• _Description of the task_
All lines below must be repeated exactly, with the pictures omitted.

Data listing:
::::::

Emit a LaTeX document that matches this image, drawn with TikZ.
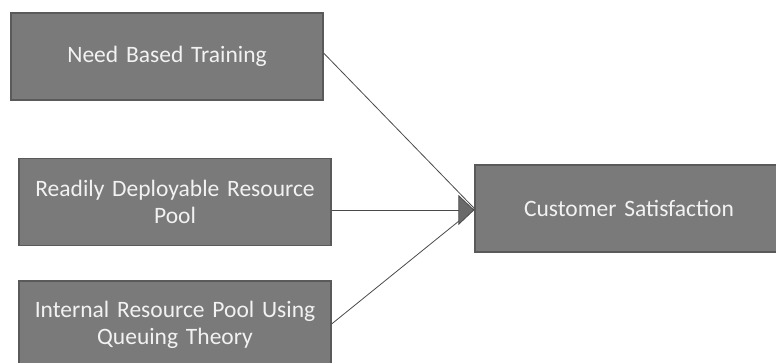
\documentclass[tikz,border=0pt]{standalone}
\usepackage{fontspec}
\setmainfont{Carlito}
\usetikzlibrary{arrows.meta}
\definecolor{boxfill}{HTML}{7A7A7A}
\definecolor{boxline}{HTML}{5A5A5A}
\definecolor{boxtext}{HTML}{F2F2F2}
\definecolor{conn}{HTML}{4A4A4A}
\definecolor{tipfill}{HTML}{6A6A6A}
\begin{document}
\begin{tikzpicture}[x=1pt,y=-1pt,
  factor/.style={draw=boxline, line width=1.2pt, fill=boxfill, text=boxtext,
    minimum width=312pt, minimum height=87pt, align=center, inner sep=0pt,
    font=\fontsize{23.5}{27}\selectfont, text width=308pt},
  link/.style={draw=conn, line width=0.8pt}]
\useasboundingbox (0,0) rectangle (776,362);
\begin{scope}
\clip (0,0) rectangle (776,362);
\node[factor] (a) at (167,56.5) {Need Based Training};
\node[factor] (b) at (175,202) {Readily Deployable Resource\\Pool};
\node[factor] (c) at (175,324.5) {Internal Resource Pool Using\\Queuing Theory};
\node[factor, minimum width=306pt] (d) at (629,208.5) {Customer Satisfaction};
\coordinate (bt) at (b.east |- 0,210);
\coordinate (ct) at (c.east |- 0,324);
\coordinate (at) at (a.east |- 0,53);
\draw[link] (at) -- (d.west);
\draw[link] (ct) -- (d.west);
\draw[link, -{Triangle[length=16pt,width=30pt,fill=tipfill]}] (bt) -- (d.west |- bt);
\end{scope}
\end{tikzpicture}
\end{document}
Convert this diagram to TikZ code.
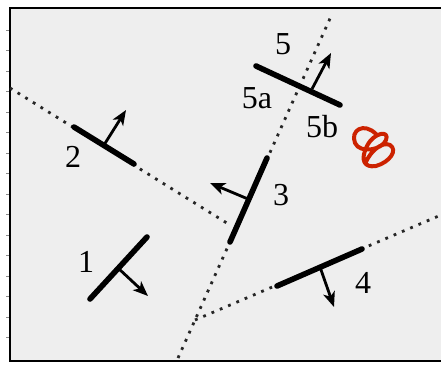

::::::

• _Response to this exercise_
Emit a LaTeX document that matches this image, drawn with TikZ.
\documentclass[tikz,border=0pt]{standalone}
\usepackage{fontspec}
\setmainfont{Carlito}
\usetikzlibrary{arrows.meta}
\definecolor{boxfill}{HTML}{7A7A7A}
\definecolor{boxline}{HTML}{5A5A5A}
\definecolor{boxtext}{HTML}{F2F2F2}
\definecolor{conn}{HTML}{4A4A4A}
\definecolor{tipfill}{HTML}{6A6A6A}
\begin{document}
\begin{tikzpicture}[x=1pt,y=-1pt,
  factor/.style={draw=boxline, line width=1.2pt, fill=boxfill, text=boxtext,
    minimum width=312pt, minimum height=87pt, align=center, inner sep=0pt,
    font=\fontsize{23.5}{27}\selectfont, text width=308pt},
  link/.style={draw=conn, line width=0.8pt}]
\useasboundingbox (0,0) rectangle (776,362);
\begin{scope}
\clip (0,0) rectangle (776,362);
\node[factor] (a) at (167,56.5) {Need Based Training};
\node[factor] (b) at (175,202) {Readily Deployable Resource\\Pool};
\node[factor] (c) at (175,324.5) {Internal Resource Pool Using\\Queuing Theory};
\node[factor, minimum width=306pt] (d) at (629,208.5) {Customer Satisfaction};
\coordinate (bt) at (b.east |- 0,210);
\coordinate (ct) at (c.east |- 0,324);
\coordinate (at) at (a.east |- 0,53);
\draw[link] (at) -- (d.west);
\draw[link] (ct) -- (d.west);
\draw[link, -{Triangle[length=16pt,width=30pt,fill=tipfill]}] (bt) -- (d.west |- bt);
\end{scope}
\end{tikzpicture}
\end{document}
Convert this diagram to TikZ code.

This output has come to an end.